4) Scaling up means new people and processes

With a small study, there is intensive support, monitoring, and engagement to keep people on track. Not everything will be run exactly according to the research plan, but the process is on the whole more manageable. Moreover, program officials are often on the ground, seeing out their vision themselves.

When a program scales, it has to hire and train many new people — or in some cases transition to using government resources and civil servants. And that can change a program’s effectiveness. “You turn over a program from a highly motivated NGO,” Mobarak said, to people who know less about it and are less driven to see it succeed — or informed about what it will take. A lot can be lost in transmission.

Scaling up right is essential to doing what all charity should be doing — actually helping people

Every study in development, Mobarak said, is meant to answer one question: “If this program were to be scaled up as policy, would it affect people’s lives?”

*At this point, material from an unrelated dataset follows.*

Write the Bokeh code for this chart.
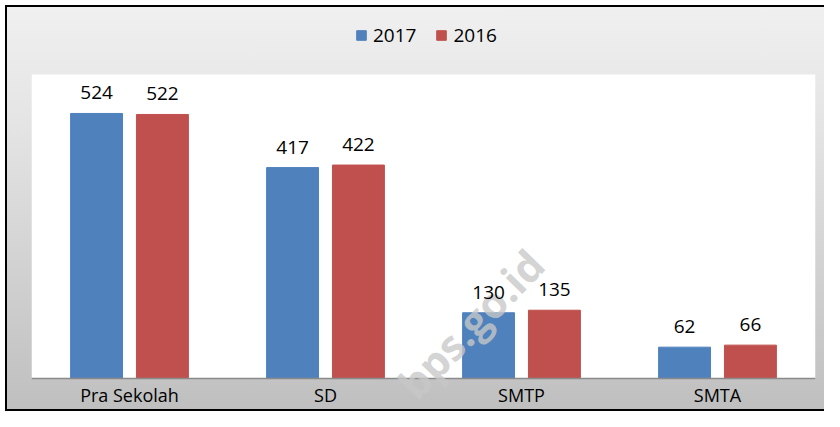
from bokeh.plotting import figure
from bokeh.models import (ColumnDataSource, FactorRange, Range1d, LabelSet, Legend,
                          LegendItem, Label, BoxAnnotation, Span)
from bokeh.core.properties import value
from bokeh.transform import dodge
from bokeh.embed import file_html
from bokeh.resources import INLINE

categories = ["Pra Sekolah", "SD", "SMTP", "SMTA"]
values_2017 = [524, 417, 130, 62]
values_2016 = [522, 422, 135, 66]
series_names = ["2017", "2016"]

Y_MAX = 601            # top of the white plot area (value axis maximum)
Y_BELOW = -65.2        # room under the baseline for category labels
Y_ABOVE = 747.3        # room above the plot area for the legend

FONT = "Open Sans"
BLUE = "#4F81BD"
RED = "#C0504D"

src = ColumnDataSource(data=dict(
    cat=categories,
    v2017=values_2017,
    v2016=values_2016,
    t2017=[str(v) for v in values_2017],
    t2016=[str(v) for v in values_2016],
))

p = figure(
    x_range=FactorRange(factors=categories, range_padding=0),
    y_range=Range1d(Y_BELOW, Y_ABOVE),
    width=824, height=411,
    output_backend="svg", toolbar_location=None,
    min_border_left=31, min_border_right=9, min_border_top=0, min_border_bottom=0,
)
p.border_fill_color = None
p.background_fill_color = None
p.outline_line_color = None
p.styles = {
    "background":
        "linear-gradient(#000,#000) 5px 5px / 819px 2px no-repeat, "
        "linear-gradient(#000,#000) 5px 5px / 2px 406px no-repeat, "
        "linear-gradient(#000,#000) 5px 409px / 819px 2px no-repeat, "
        "linear-gradient(to bottom, #f0f0f0 0%, #e4e4e4 30%, #bfbfbf 100%) 5px 5px / 819px 406px no-repeat, "
        "#ffffff",
}
p.xgrid.visible = False
p.ygrid.visible = False
p.yaxis.visible = False
p.xaxis.visible = False

white = BoxAnnotation(bottom=0, top=Y_MAX, fill_color="white", fill_alpha=1.0,
                      line_color=None, level="underlay")
p.add_layout(white)
base = Span(location=0, dimension="width", line_color="#8a8a8a", line_width=1.5)
p.add_layout(base)

r1 = p.vbar(x=dodge("cat", -0.168, range=p.x_range), top="v2017", width=0.265,
            source=src, fill_color=BLUE, line_color=BLUE)
r2 = p.vbar(x=dodge("cat", 0.168, range=p.x_range), top="v2016", width=0.265,
            source=src, fill_color=RED, line_color=RED)

wm = Label(x=439, y=88, x_units="screen", y_units="screen", text="bps.go.id",
           angle=0.8, text_align="center", text_baseline="middle",
           text_font=FONT, text_font_style="bold", text_font_size="42px",
           text_color="#c8c8c8", text_alpha=0.8)
p.add_layout(wm)

for off, col in [(-0.168, "2017"), (0.168, "2016")]:
    lab = LabelSet(x=dodge("cat", off, range=p.x_range), y="v" + col, text="t" + col,
                   source=src, text_align="center", text_baseline="alphabetic",
                   y_offset=14, text_font=value(FONT), text_font_size=value("19px"),
                   text_color="#000000")
    p.add_layout(lab)

cat_labels = LabelSet(x="cat", y=value(0), text="cat", source=src,
                      text_align="center", text_baseline="alphabetic", y_offset=-23,
                      text_font=value(FONT), text_font_size=value("18px"),
                      text_color="#000000")
p.add_layout(cat_labels)

legend = Legend(items=[LegendItem(label=series_names[0], renderers=[r1]),
                       LegendItem(label=series_names[1], renderers=[r2])],
                location=(324, 363), orientation="horizontal",
                glyph_width=12, glyph_height=12, label_standoff=6, spacing=19,
                padding=0, margin=0, border_line_color=None, background_fill_alpha=0,
                label_text_font=FONT, label_text_font_size="19px", label_text_color="#000000")
p.add_layout(legend)

open("out.html", "w").write(file_html(p, INLINE))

In practice, researchers often end up measuring other questions, like, “Was this cost-effective in our small-scale trial?” They often have no choice, because the big questions can’t always be studied directly.

But we can’t afford to take our eyes off the ball. “Even if it’s a real good program trial,” Mobarak said, “the answer you get from the trial is just different from the answer to the question you really care about.” A program needs to do a lot more research, including meticulously monitoring the program as it scales it up, and being willing to admit bad news like No Lean Season did.

The evidence-based development world has often been too optimistic about how well the evidence they see from program trials translates to policy. But “if you’re going to be evidence-based at the first step, you should also care about evidence at the second step,” Mobarak said.

That bar may be intimidatingly high. There are very few programs that have had the resources to study all their effects systematically at scale. But ultimately, if we want to do good, it’s going to take attention to all of these questions — and the honesty to face the answers.